Q: What piece of technology could you not live without?
A: Hey Siri. I spend more than 500 hours a year commuting – half of that on a motorcycle. Having a hands-free tool – whether it’s in my car or using a Bluetooth connection to the speakers and mic in my motorcycle helmet that lets me stay on top of my schedule, traffic reports, directions around accidents, or just streaming music – has made my commute about as close to enjoyable and productive as I’m likely to get.
Q: What is the best piece of career advice you have ever been given?
A: I once had a boss who advised, “Don’t let anyone assign you to stupid projects.” Those are words I’ve lived by. It seems that no matter what your level, once people see that you can get things done, they will come up with more ideas for how you can fill your time.
If it’s something small, you may want to just get it done and write it off to managing up or building goodwill.
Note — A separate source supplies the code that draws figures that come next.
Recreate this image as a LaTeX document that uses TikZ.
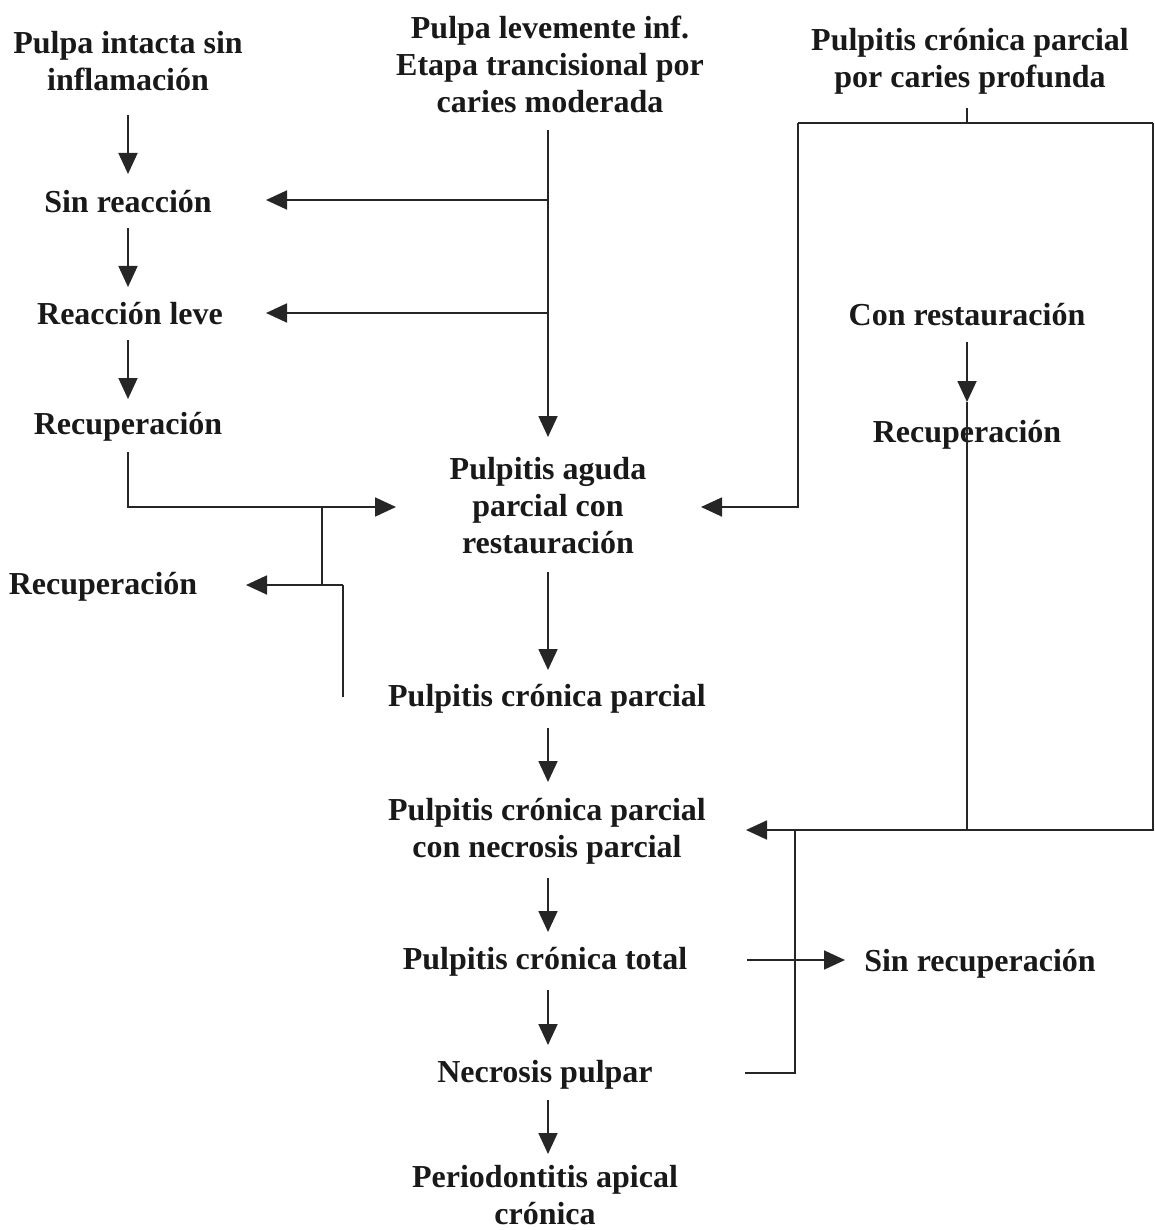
\documentclass[tikz,border=0pt]{standalone}
\usepackage{fontspec}
\setmainfont{Liberation Serif}
\usetikzlibrary{arrows.meta}
\begin{document}
\begin{tikzpicture}[x=1pt,y=-1pt,
  lbl/.style={align=center, inner sep=0pt, font=\fontsize{32}{37}\selectfont\bfseries, text=black!90},
  ln/.style={line width=1.8pt, draw=black!85},
  arr/.style={ln, -{Triangle[length=21pt,width=19pt]}}]
\useasboundingbox (0,0) rectangle (1155,1230);
% texts
\node[lbl] (intacta) at (128,61) {Pulpa intacta sin\\inflamación};
\node[lbl] (leve) at (550,64) {Pulpa levemente inf.\\Etapa trancisional por\\caries moderada};
\node[lbl] (profunda) at (970,61) {Pulpitis crónica parcial\\por caries profunda};
\node[lbl] (sinreac) at (128,202) {Sin reacción};
\node[lbl] (reacleve) at (130,314) {Reacción leve};
\node[lbl] (recup1) at (128,427) {Recuperación};
\node[lbl] (aguda) at (548,506) {Pulpitis aguda\\parcial con\\restauración};
\node[lbl] (recup2) at (103,587) {Recuperación};
\node[lbl] (conrest) at (967,315) {Con restauración};
\node[lbl] (recup3) at (967,435) {Recuperación};
\node[lbl] (cronpar) at (547,699) {Pulpitis crónica parcial};
\node[lbl] (necpar) at (547,831) {Pulpitis crónica parcial\\con necrosis parcial};
\node[lbl] (crontot) at (545,962) {Pulpitis crónica total};
\node[lbl] (sinrec) at (980,964) {Sin recuperación};
\node[lbl] (necrosis) at (545,1075) {Necrosis pulpar};
\node[lbl] (periodon) at (545,1195) {Periodontitis apical\\crónica};
% coordinates
\coordinate (l1a) at (128,115); \coordinate (l1b) at (128,174);
\coordinate (l2a) at (128,228); \coordinate (l2b) at (128,287);
\coordinate (l3a) at (128,340); \coordinate (l3b) at (128,399);
\coordinate (m0) at (548,130); \coordinate (m0b) at (548,437);
\coordinate (m200) at (548,200); \coordinate (t200) at (266,200);
\coordinate (m313) at (548,313); \coordinate (t313) at (266,313);
\coordinate (r1) at (128,452); \coordinate (r1c) at (128,507); \coordinate (r1t) at (396,507);
\coordinate (j1) at (322,507); \coordinate (j2) at (322,585); \coordinate (t585) at (246,585);
\coordinate (j3) at (343,585); \coordinate (j4) at (343,697);
\coordinate (ma1) at (548,572); \coordinate (mb1) at (548,670);
\coordinate (ma2) at (548,728); \coordinate (mb2) at (548,782);
\coordinate (ma3) at (548,878); \coordinate (mb3) at (548,932);
\coordinate (ma4) at (548,990); \coordinate (mb4) at (548,1045);
\coordinate (ma5) at (548,1100); \coordinate (mb5) at (548,1154);
\coordinate (p0) at (967,108); \coordinate (p1) at (967,123);
\coordinate (pl) at (798,123); \coordinate (pr) at (1153,123);
\coordinate (pl2) at (798,507); \coordinate (pt) at (701,507);
\coordinate (pr2) at (1153,830); \coordinate (nt) at (746,830);
\coordinate (c0) at (967,342); \coordinate (c1) at (967,402); \coordinate (c2) at (967,830);
\coordinate (n0) at (745,1073); \coordinate (n1) at (795,1073); \coordinate (n2) at (795,830);
\coordinate (s0) at (747,960); \coordinate (s1) at (845,960);
% left column
\draw[arr] (l1a) -- (l1b);
\draw[arr] (l2a) -- (l2b);
\draw[arr] (l3a) -- (l3b);
% middle trunk
\draw[arr] (m0) -- (m0b);
\draw[arr] (m200) -- (t200);
\draw[arr] (m313) -- (t313);
% recuperacion loop
\draw[arr] (r1) -- (r1c) -- (r1t);
\draw[ln] (j1) -- (j2);
\draw[arr] (j3) -- (t585);
\draw[ln] (j3) -- (j4);
% middle column
\draw[arr] (ma1) -- (mb1);
\draw[arr] (ma2) -- (mb2);
\draw[arr] (ma3) -- (mb3);
\draw[arr] (ma4) -- (mb4);
\draw[arr] (ma5) -- (mb5);
% right side
\draw[ln] (p0) -- (p1);
\draw[ln] (pr) -- (pl);
\draw[arr] (pl) -- (pl2) -- (pt);
\draw[arr] (pr) -- (pr2) -- (nt);
\draw[arr] (c0) -- (c1);
\draw[ln] (c1) -- (c2);
\draw[ln] (n0) -- (n1) -- (n2);
\draw[arr] (s0) -- (s1);
\end{tikzpicture}
\end{document}
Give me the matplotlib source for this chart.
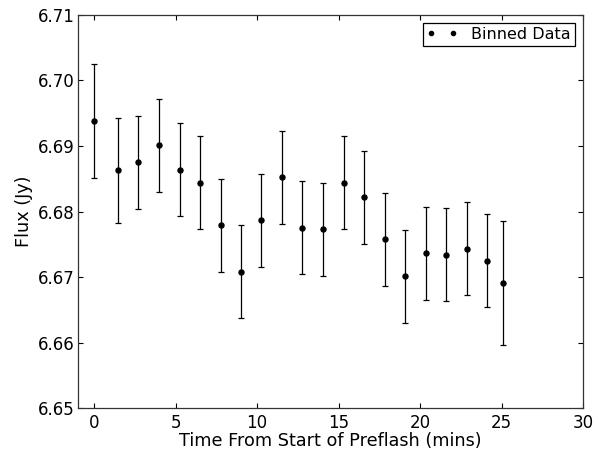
import matplotlib
matplotlib.use("Agg")
import matplotlib.pyplot as plt
from matplotlib.ticker import FormatStrFormatter

# Binned flux measurements over the preflash period
time_mins = [0.00, 1.47, 2.72, 3.97, 5.24, 6.50, 7.77, 9.02, 10.27, 11.52, 12.78,
             14.05, 15.32, 16.55, 17.84, 19.08, 20.35, 21.60, 22.85, 24.11, 25.09]
flux_jy = [6.6938, 6.6863, 6.6875, 6.6901, 6.6864, 6.6844, 6.6779, 6.6708, 6.6787,
           6.6852, 6.6775, 6.6773, 6.6844, 6.6822, 6.6758, 6.6701, 6.6736, 6.6734,
           6.6743, 6.6725, 6.6691]
flux_err = [0.0087, 0.0080, 0.0071, 0.0071, 0.0071, 0.0071, 0.0071, 0.0071, 0.0071,
            0.0071, 0.0071, 0.0071, 0.0071, 0.0071, 0.0071, 0.0071, 0.0071, 0.0071,
            0.0071, 0.0071, 0.0095]

x_ticks = [0, 5, 10, 15, 20, 25, 30]
y_ticks = [6.65, 6.66, 6.67, 6.68, 6.69, 6.70, 6.71]

plt.rcParams.update({
    "font.family": "DejaVu Sans",
    "font.size": 12,
    "xtick.direction": "in",
    "ytick.direction": "in",
    "xtick.top": True,
    "ytick.right": True,
    "xtick.major.size": 3.5,
    "ytick.major.size": 3.5,
    "xtick.major.width": 0.8,
    "ytick.major.width": 0.8,
    "xtick.major.pad": 4,
    "ytick.major.pad": 2.5,
    "axes.linewidth": 0.9,
    "axes.edgecolor": "#333333",
})

fig = plt.figure(figsize=(6.03, 4.49), dpi=100)
ax = fig.add_axes([0.129, 0.0913, 0.838, 0.8753])

ax.errorbar(time_mins, flux_jy, yerr=flux_err, fmt="o", color="k",
            markersize=3.6, elinewidth=0.9, capsize=2.3, capthick=0.9,
            label="Binned Data")

ax.set_xlim(-1, 30)
ax.set_ylim(6.65, 6.71)
ax.set_xticks(x_ticks)
ax.set_yticks(y_ticks)
ax.yaxis.set_major_formatter(FormatStrFormatter("%.2f"))
ax.set_xlabel("Time From Start of Preflash (mins)", fontsize=12.7, labelpad=0)
ax.set_ylabel("Flux (Jy)", fontsize=12.7, labelpad=3)

handles = [plt.Line2D([], [], color="k", marker="o", markersize=3.0, linestyle="none")]
leg = ax.legend(handles, ["Binned Data"], loc="upper right", numpoints=2,
                fontsize=11.5, fancybox=False, framealpha=1, edgecolor="k",
                borderaxespad=0.5, handlelength=1.975, handletextpad=0.84,
                borderpad=0.25)
leg.get_frame().set_linewidth(0.9)

fig.savefig("out.png", dpi=100)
But all too often you end up being the go-to person for vanity projects with little value.
Don’t fall into that trap. Develop your reputation as a professional focused solely on high-value, big projects. You can then push back on assignments that don’t align with your goals or are merely unproductive time-wasters.
Q: What’s the best book or blog you’ve read recently?
A: I’ve been readingby Chip Conley and am finding it to be an inspiring take on how different generations of workers can contribute to a company’s success while also continuing to learn and grow.
The author is the founder and former head of Joie de Vivre Hospitality who, at the age of 52, joined Airbnb as head of global hospitality and strategy. Initially feeling digitally underwater compared to other workers, he quickly found that his experience enabled him to provide incredible value as a mentor and “elder” who could see the big picture.
Beyond being a roadmap for midlife professionals, I’m finding it provides some valuable insights into creating diverse teams and helping everyone do their best work.
Q: What’s the biggest risk you’ve taken professionally? Did it pay off?
A: Probably the biggest risk I ever took was accepting a promising job that required a 4,000-mile move and where I didn’t have the opportunity first to meet the team or top managers. The role sounded challenging and promised entry into a top media brand, but it only took a couple of months to realize the company’s negative culture was tough to counteract and turnover was quite high.
With a newborn child at home, I struggled with whether a horrible job was better than no job at all. I chose to invest in my own sanity and belief that my time and opinions had value. I quit. It was a decision I’ve never regretted and set up a chain of new roles that quickly outstripped any opportunity the previous job offered. It taught me that I can overcome setbacks and that being true to your core principles has more value than a temporary sense of security.